Sunday, October 17, 2021

Málaga

Judy. I have to admit that when we left France, I wasn’t quite ready. I was becoming familiar with Vincennes and how to get around on the Metro, my French was getting better, and we were enjoying working with the Sandwich Ministry at the American Cathedral. HOWEVER, it was turning cool—the day we left it was rainy and in the fifties. 

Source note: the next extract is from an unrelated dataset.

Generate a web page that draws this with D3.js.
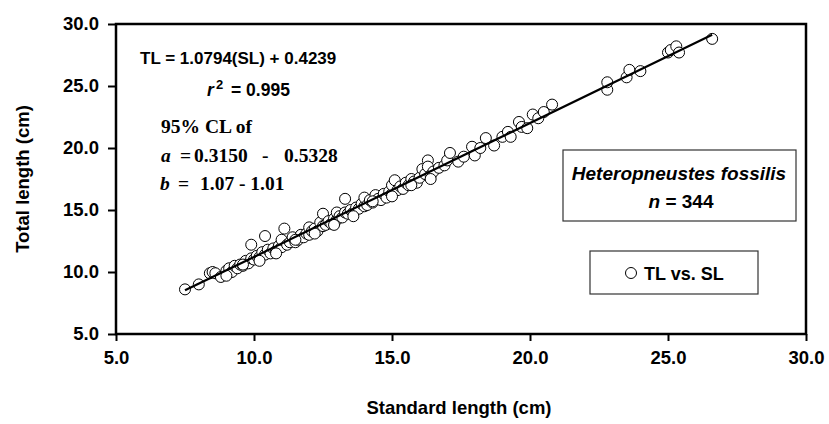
<!DOCTYPE html>
<html lang="en">
<head>
  <meta charset="UTF-8">
  <title>TL vs SL</title>
  <style>
    * {
      margin: 0;
      padding: 0;
    }
    body {
      background: #fff;
    }
    text {
      font-family: "Liberation Sans", Arial, sans-serif;
      font-weight: bold;
    }
  </style>
</head>
<body>
  <script src="https://d3js.org/d3.v7.min.js"></script>
  <script>
    const width = 829;
    const height = 424;
    const padding = { left: 116, right: 23, top: 24, bottom: 90 };

    // standard length (cm)
    const sl = [
      7.5, 8.0, 8.4, 8.5, 8.6, 8.8, 9.0, 9.1, 9.2, 9.3, 9.4, 9.5, 9.6, 9.7, 9.8, 9.9, 9.9,
      10.0, 10.1, 10.2, 10.3, 10.4, 10.4, 10.5, 10.6, 10.7, 10.8, 10.9, 11.0, 11.0, 11.1,
      11.2, 11.3, 11.4, 11.5, 11.6, 11.7, 11.8, 11.9, 12.0, 12.0, 12.1, 12.2, 12.3, 12.4,
      12.5, 12.5, 12.6, 12.7, 12.8, 12.9, 13.0, 13.0, 13.1, 13.2, 13.3, 13.3, 13.4, 13.5,
      13.6, 13.7, 13.8, 13.9, 14.0, 14.0, 14.1, 14.2, 14.3, 14.4, 14.5, 14.6, 14.7, 14.8,
      14.9, 15.0, 15.0, 15.1, 15.2, 15.3, 15.4, 15.5, 15.6, 15.7, 15.8, 15.9, 16.0, 16.1,
      16.2, 16.3, 16.3, 16.4, 16.5, 16.7, 16.9, 17.0, 17.1, 17.4, 17.6, 17.9, 18.0, 18.2,
      18.4, 18.7, 19.0, 19.2, 19.3, 19.6, 19.7, 19.9, 20.1, 20.3, 20.5, 20.8,
      22.8, 22.8, 23.5, 23.6, 24.0, 25.0, 25.1, 25.3, 25.4, 26.6,
      9.0, 9.6, 10.2, 10.8, 11.5, 12.2, 12.9, 13.6, 14.3, 15.0, 15.7, 16.4
    ];
    // total length (cm)
    const tl = [
      8.6, 9.0, 9.9, 10.0, 9.9, 9.6, 10.1, 10.3, 10.0, 10.5, 10.3, 10.6, 10.5, 10.9, 10.7, 11.1, 12.2,
      11.0, 11.3, 11.2, 11.6, 11.4, 12.9, 11.8, 11.5, 11.9, 11.7, 12.1, 12.0, 12.6, 13.5,
      12.2, 12.4, 12.8, 12.4, 12.6, 13.0, 12.8, 13.1, 13.0, 13.6, 13.3, 13.5, 13.3, 14.0,
      13.7, 14.7, 13.8, 14.1, 13.9, 14.3, 14.2, 14.8, 14.5, 14.4, 15.9, 14.8, 14.7, 15.0,
      14.8, 15.2, 15.1, 15.5, 15.3, 16.0, 15.4, 15.8, 15.6, 16.2, 15.9, 15.8, 16.3, 16.0,
      16.5, 16.3, 17.0, 17.4, 16.6, 16.9, 16.7, 17.2, 17.0, 17.5, 17.3, 17.2, 17.6, 18.3,
      17.9, 19.0, 18.5, 17.8, 18.1, 18.4, 18.6, 19.0, 19.6, 18.9, 19.3, 20.1, 19.4, 20.0,
      20.8, 20.2, 20.9, 21.3, 20.9, 22.1, 21.7, 21.6, 22.7, 22.4, 22.9, 23.5,
      24.7, 25.3, 25.7, 26.3, 26.2, 27.7, 27.9, 28.2, 27.7, 28.8,
      9.7, 10.6, 10.9, 11.5, 12.6, 13.1, 13.8, 14.5, 15.7, 16.1, 17.0, 17.5
    ];

    const ticks = [5, 10, 15, 20, 25, 30];
    const slope = 1.0794;
    const intercept = 0.4239;

    const sans = '"Liberation Sans", Arial, sans-serif';
    const serif = '"Liberation Serif", "Times New Roman", serif';

    const innerWidth = width - padding.left - padding.right;
    const innerHeight = height - padding.top - padding.bottom;

    const xScale = d3.scaleLinear()
      .domain([5, 30])
      .range([0, innerWidth]);
    const yScale = d3.scaleLinear()
      .domain([5, 30])
      .range([innerHeight, 0]);

    const svg = d3.select('body')
      .append('svg')
      .attr('width', width)
      .attr('height', height);

    const g = svg.append('g')
      .attr('transform', `translate(${padding.left}, ${padding.top})`);

    const xAxis = d3.axisBottom(xScale)
      .tickValues(ticks)
      .tickSize(7)
      .tickPadding(10)
      .tickFormat(d3.format('.1f'));
    const yAxis = d3.axisLeft(yScale)
      .tickValues(ticks)
      .tickSize(8)
      .tickPadding(9)
      .tickFormat(d3.format('.1f'));

    const gx = g.append('g')
      .attr('transform', `translate(0, ${innerHeight})`)
      .call(xAxis);
    const gy = g.append('g').call(yAxis);

    [gx, gy].forEach(a => {
      a.select('.domain').remove();
      a.selectAll('line').attr('stroke', '#000').attr('stroke-width', 2);
      a.selectAll('text')
        .attr('fill', '#000')
        .style('font-size', '18.5px')
        .style('font-family', sans)
        .style('font-weight', 'bold');
    });

    // frame
    g.append('rect')
      .attr('width', innerWidth)
      .attr('height', innerHeight)
      .attr('fill', 'none')
      .attr('stroke', '#000')
      .attr('stroke-width', 2.5);

    // points
    const pts = sl.map((d, i) => ({ sl: d, tl: tl[i] }));
    g.selectAll('circle.pt')
      .data(pts)
      .enter()
      .append('circle')
      .attr('class', 'pt')
      .attr('cx', d => xScale(d.sl))
      .attr('cy', d => yScale(d.tl))
      .attr('r', 5.5)
      .attr('fill', '#fff')
      .attr('stroke', '#000')
      .attr('stroke-width', 1);

    // regression line
    const xMin = d3.min(sl);
    const xMax = d3.max(sl);
    g.append('line')
      .attr('x1', xScale(xMin))
      .attr('y1', yScale(slope * xMin + intercept))
      .attr('x2', xScale(xMax))
      .attr('y2', yScale(slope * xMax + intercept))
      .attr('stroke', '#000')
      .attr('stroke-width', 2.2);

    // axis titles
    svg.append('text')
      .attr('x', 459)
      .attr('y', 414)
      .attr('text-anchor', 'middle')
      .style('font-size', '18.5px')
      .text('Standard length (cm)');
    svg.append('text')
      .attr('transform', 'translate(29, 179) rotate(-90)')
      .attr('text-anchor', 'middle')
      .style('font-size', '18.5px')
      .text('Total length (cm)');

    // equation
    svg.append('text')
      .attr('x', 140)
      .attr('y', 64)
      .style('font-size', '17px')
      .text('TL = 1.0794(SL) + 0.4239');
    const r2 = svg.append('text')
      .attr('y', 96)
      .style('font-size', '17.5px');
    r2.append('tspan').attr('x', 207).style('font-style', 'italic').text('r');
    r2.append('tspan').attr('x', 216).attr('y', 89).style('font-size', '13px').text('2');
    r2.append('tspan').attr('x', 231).attr('y', 96).text('= 0.995');

    svg.append('text')
      .attr('x', 161)
      .attr('y', 133)
      .style('font-family', serif)
      .style('font-size', '19.5px')
      .text('95% CL of');
    const ta = svg.append('text')
      .attr('y', 162)
      .style('font-family', serif)
      .style('font-size', '19.5px');
    ta.append('tspan').attr('x', 161).style('font-style', 'italic').text('a');
    ta.append('tspan').attr('x', 180).text('=');
    ta.append('tspan').attr('x', 194).text('0.3150');
    ta.append('tspan').attr('x', 262).text('-');
    ta.append('tspan').attr('x', 284).text('0.5328');
    const tb = svg.append('text')
      .attr('y', 190)
      .style('font-family', serif)
      .style('font-size', '19.5px');
    tb.append('tspan').attr('x', 160).style('font-style', 'italic').text('b');
    tb.append('tspan').attr('x', 178).text('=');
    tb.append('tspan').attr('x', 200).text('1.07 - 1.01');

    // species box
    svg.append('rect')
      .attr('x', 563)
      .attr('y', 150)
      .attr('width', 233)
      .attr('height', 71)
      .attr('fill', '#fff')
      .attr('stroke', '#333')
      .attr('stroke-width', 1.2);
    svg.append('text')
      .attr('x', 679)
      .attr('y', 180)
      .attr('text-anchor', 'middle')
      .style('font-size', '19px')
      .style('font-style', 'italic')
      .text('Heteropneustes fossilis');
    const tn = svg.append('text')
      .attr('x', 681)
      .attr('y', 208)
      .attr('text-anchor', 'middle')
      .style('font-size', '19px');
    tn.append('tspan').style('font-style', 'italic').text('n');
    tn.append('tspan').text(' = 344');

    // legend
    svg.append('rect')
      .attr('x', 590)
      .attr('y', 251)
      .attr('width', 168)
      .attr('height', 43)
      .attr('fill', '#fff')
      .attr('stroke', '#333')
      .attr('stroke-width', 1.2);
    svg.append('circle')
      .attr('cx', 631)
      .attr('cy', 273)
      .attr('r', 5.5)
      .attr('fill', '#fff')
      .attr('stroke', '#000');
    svg.append('text')
      .attr('x', 644)
      .attr('y', 280)
      .style('font-size', '18px')
      .text('TL vs. SL');
  </script>
</body>
</html>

When we arrived in Málaga, a car picked us up at the airport and drove us right to our front door on a pedestrian mall, and the weather was in the eighties. This was just fine! Our apartment, although right in the middle of the touristy Old Town, is in the center of the building, so, just as in Vincennes, the noise stops as you get inside. There are lots of windows opening to the two courtyards below, and marble floors keep it cool. 
Our living room


Many of you have told me that you visited Málaga either to stay or on a cruise stop, so you know how beautiful it is. We have found ourselves really settling in and just living in this beautiful place, since we almost wore ourselves out with all our little side trips in France. We have explored the city, though. 

Málaga is one of the oldest continuously inhabited cities in the world, having been established as a port by the Phoenicians in about 770 BC. They called it Malaka, but when the Romans invaded in 218 BC, they called it Malaca. When the Moors invaded, they called it Mālaqua for the next 800 years, when Castille took over and named it Málaga. So the spelling has changed but the name remained the same. 
First-Century Roman Theater


A short walk from our apartment in the center of the old town are the remains of the first-century Roman Theatre. This is butted up against the well-maintained ruins of the Alcazaba, the Moorish palace next to the Castle of Gibrafaro, their fort, built in the eleventh century. It’s also a great place to get an overview of the city and the harbor. 
View of the Alcazaba 



From the Mirador, looking down












Patio at the Alcazaba

Across from our apartment is the massive Catedral de la Encarnación, with construction begun in the sixteenth century. Unfortunately, the money dried up, and the second tower was never finished, so she has gained the nickname “The One-Armed Lady”. 



We attend church at St. George’s Anglican Church, in the middle of the Anglican Cemetery, established in 1831. 
Ted at St. George


The beaches here really became popular in the 1950’s, and Torremolinos, a nearby town, opened the first gay bar in 1964. 

The cruise stops have really put it on the map in this century, and it remains a vibrant community, as it has through the centuries. 

The streets are narrow and crooked, just as they are in Cádiz, and fun to explore, unless you’re Ted trying to follow the blue dot on GPS. 
Street sculpture

We were here for the National Day of Spain











Restaurants and bodegas are plentiful and good, and across from one of our favorite tapas places is the Picasso Museum. Since he was born here, you can also visit the Picasso Birthplace Museum. 
Walk through the park to the beach



Quiet morning at the beach


Beaches are fifteen minutes away, as is the church. A five-minute walk in the other direction takes you to the enormous Mercado, where fresh fruits, vegetables, meats, cheese, and fish are on display at a reasonable price. 



We spend lots of time there. Ten minutes further takes you to El Corte Inglés, a department store that carries anything (including food) that you could possibly want, and a few blocks past that is the Renfe train station, that can take us to visit our family in Seville. 

Speaking of which, they drove the two hours to see us last week. We were supposed to have a reunion last year, but we all know how that went. There were lots and lots of hugs. 

Inmita, Lucia, Alex & Alex. Fishbug Fans! (That's our grandson's band.)


Have we done all the traveling we’d intended? Nah. But do we like it here? Just booked an apartment further down the beach for next spring.